In the present research, the mutagenic and antimutagenic activity of potassium dichromate and sodium terrobate in somatic cells was assessed by the method of micronucleation in PCE of bone marrow of rats in vivo.

The method is recommended as the main one for screening mutagens and antimutagens of the medium, pharmacological and chemical compounds 36 and is included as mandatory in studies of the countries of the European Economic Community and Japan.49 and we found that under the conditions of preventive use sodium tetraborate causes modulation of chromium-induced mutagenesis in MN in PCE of bone marrow (p≤0,001) and reduction of antimutagenic effect was 50.34%.

The results obtained agree with the data of the authors30,50 who showed that boron compounds (boric acid, borax, etc.) can reduce genotoxicity under conditions of aluminum-induced and cyclophosphamide-induced oxidative stress. Oxidative stress caused by an imbalance between pro- and antioxidant levels43 can initiate several metabolic and functional dysregulation, which ultimately leads to cell death.51 Oxidative stress can be caused either by increased production of free radical oxidation, or by suppression of antioxidant protection. Under the conditions of our study, oxidative stress (chromium-induced) develops through both mechanisms.

When hexavalent chromium is reduced to trivalent, as well as by the mechanisms of Haber-Weiss and Fenton,52 various radicals appear, such as superoxidanion, peroxynitrite, nitric oxide and hydroxyl, which cause damage characteristic of oxidative stress,53 activate LPO, lead to Destabilization and disintegration of cell membranes. Therefore, one of the possible basic approaches used to prevent (correct) chromium-induced (K2Сr2O7) damage is the use of substances with strong antioxidant properties.
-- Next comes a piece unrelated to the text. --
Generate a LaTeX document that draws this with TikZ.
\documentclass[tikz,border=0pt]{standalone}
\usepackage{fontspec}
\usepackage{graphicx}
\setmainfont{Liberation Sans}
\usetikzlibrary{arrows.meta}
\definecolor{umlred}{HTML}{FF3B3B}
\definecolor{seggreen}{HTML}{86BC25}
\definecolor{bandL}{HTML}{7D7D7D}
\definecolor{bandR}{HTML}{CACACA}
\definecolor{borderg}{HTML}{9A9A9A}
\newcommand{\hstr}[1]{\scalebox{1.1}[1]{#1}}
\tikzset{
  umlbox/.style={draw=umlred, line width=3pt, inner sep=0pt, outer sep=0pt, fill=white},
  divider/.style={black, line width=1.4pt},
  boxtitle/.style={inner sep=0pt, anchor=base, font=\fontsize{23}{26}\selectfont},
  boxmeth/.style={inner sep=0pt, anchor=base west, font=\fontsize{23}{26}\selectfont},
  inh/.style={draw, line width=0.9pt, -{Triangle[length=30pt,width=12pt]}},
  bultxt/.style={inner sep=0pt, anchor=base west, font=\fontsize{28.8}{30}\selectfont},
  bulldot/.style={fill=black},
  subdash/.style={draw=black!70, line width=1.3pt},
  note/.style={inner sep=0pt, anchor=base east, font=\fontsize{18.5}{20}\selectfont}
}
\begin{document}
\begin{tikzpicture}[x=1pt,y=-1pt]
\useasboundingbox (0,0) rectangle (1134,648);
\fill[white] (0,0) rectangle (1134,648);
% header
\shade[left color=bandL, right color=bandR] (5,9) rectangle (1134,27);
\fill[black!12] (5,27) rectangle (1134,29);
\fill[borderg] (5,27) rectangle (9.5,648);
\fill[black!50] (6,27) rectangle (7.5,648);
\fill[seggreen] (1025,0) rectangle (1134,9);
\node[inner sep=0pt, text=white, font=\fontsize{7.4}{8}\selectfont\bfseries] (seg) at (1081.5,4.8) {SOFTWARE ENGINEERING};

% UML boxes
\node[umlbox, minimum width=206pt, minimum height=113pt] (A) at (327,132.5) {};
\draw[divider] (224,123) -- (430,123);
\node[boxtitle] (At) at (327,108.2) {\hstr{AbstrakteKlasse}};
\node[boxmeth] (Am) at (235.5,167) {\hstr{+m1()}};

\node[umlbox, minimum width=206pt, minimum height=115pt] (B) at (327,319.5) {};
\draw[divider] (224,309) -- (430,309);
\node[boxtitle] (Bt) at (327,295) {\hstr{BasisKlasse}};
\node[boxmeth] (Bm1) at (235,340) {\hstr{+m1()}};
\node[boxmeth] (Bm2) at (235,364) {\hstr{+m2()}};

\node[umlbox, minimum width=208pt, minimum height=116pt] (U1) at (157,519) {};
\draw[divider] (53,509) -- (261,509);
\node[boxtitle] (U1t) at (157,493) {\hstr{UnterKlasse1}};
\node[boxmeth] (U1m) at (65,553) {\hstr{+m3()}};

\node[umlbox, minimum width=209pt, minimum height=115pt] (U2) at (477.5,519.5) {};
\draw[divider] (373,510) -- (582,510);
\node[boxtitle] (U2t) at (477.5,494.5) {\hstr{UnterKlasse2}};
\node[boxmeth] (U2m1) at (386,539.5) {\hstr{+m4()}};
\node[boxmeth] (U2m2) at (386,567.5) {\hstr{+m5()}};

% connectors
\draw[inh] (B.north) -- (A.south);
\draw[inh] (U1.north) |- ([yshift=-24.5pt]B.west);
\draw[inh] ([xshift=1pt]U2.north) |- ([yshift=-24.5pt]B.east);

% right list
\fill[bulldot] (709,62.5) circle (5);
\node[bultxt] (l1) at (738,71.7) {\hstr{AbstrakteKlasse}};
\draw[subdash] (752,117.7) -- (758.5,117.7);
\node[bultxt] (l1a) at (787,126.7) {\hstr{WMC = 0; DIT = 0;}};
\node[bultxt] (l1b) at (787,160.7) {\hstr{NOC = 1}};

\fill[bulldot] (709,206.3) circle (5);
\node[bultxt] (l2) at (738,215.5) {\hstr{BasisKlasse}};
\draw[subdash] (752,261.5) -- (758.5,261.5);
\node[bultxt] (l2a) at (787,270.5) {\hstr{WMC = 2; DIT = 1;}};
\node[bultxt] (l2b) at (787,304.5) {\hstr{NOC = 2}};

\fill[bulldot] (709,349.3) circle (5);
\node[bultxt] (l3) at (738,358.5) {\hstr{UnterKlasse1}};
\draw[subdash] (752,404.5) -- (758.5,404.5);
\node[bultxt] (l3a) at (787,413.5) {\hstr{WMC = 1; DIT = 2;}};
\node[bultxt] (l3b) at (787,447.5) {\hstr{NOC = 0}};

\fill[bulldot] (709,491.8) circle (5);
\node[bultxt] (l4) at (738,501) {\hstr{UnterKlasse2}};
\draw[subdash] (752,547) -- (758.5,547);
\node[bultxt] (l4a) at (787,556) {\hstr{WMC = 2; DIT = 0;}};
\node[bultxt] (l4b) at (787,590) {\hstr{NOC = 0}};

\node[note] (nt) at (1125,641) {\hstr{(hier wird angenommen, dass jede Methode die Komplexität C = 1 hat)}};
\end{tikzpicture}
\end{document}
Our study shows that it is possible to reduce hepatotoxicity, genotoxicity of chromium compounds by preventive administration of sodium tetraborate.

Conclusions

Thus, for the first time in the present experiment, it was established for us that sodium tetraborate, upon preliminary administration for 5 days, had a hepatoprotective, antioxidant and antimutagenic effect in chromium-induced liver injury and cytogenetic disorders. This is evidenced by an improvement in the functional state of the liver, inhibition of LPO, activation of antioxidant protection, and a decrease in cytogenetic effects in the body. Preventive use of Na2B4O7 reduces the phenomena of cytolytic and cholestatic syndromes, reduces the amount of PCE with micronuclei in the bone marrow. We established that the hepatoprotective and antimutagenic effect of sodium tetraborate in chromium-induced liver damage and the genetic apparatus is due to the inhibition of LPO and the increase in the power of the antioxidant system. This leads to stabilization of hepatocyte membrane structures and improved functioning of membrane-bound enzyme systems of the liver, reduction of cytogenetic disorders in the genetic apparatus of somatic cells of the body.

Consequently, in certain doses, sodium tetraborate is a promising means of preventing (correcting) chromodyne effects in workers of chromium production and population of ecologically unfavorable regions. Our study suggests new discoveries for further study of the biological effects of boron compounds.

Acknowledgement

The authors are grateful to the anonymous reviewers for their assessment of the study.

Conflict of Interest

The authors declare that they do not have any potential conflicts of interest.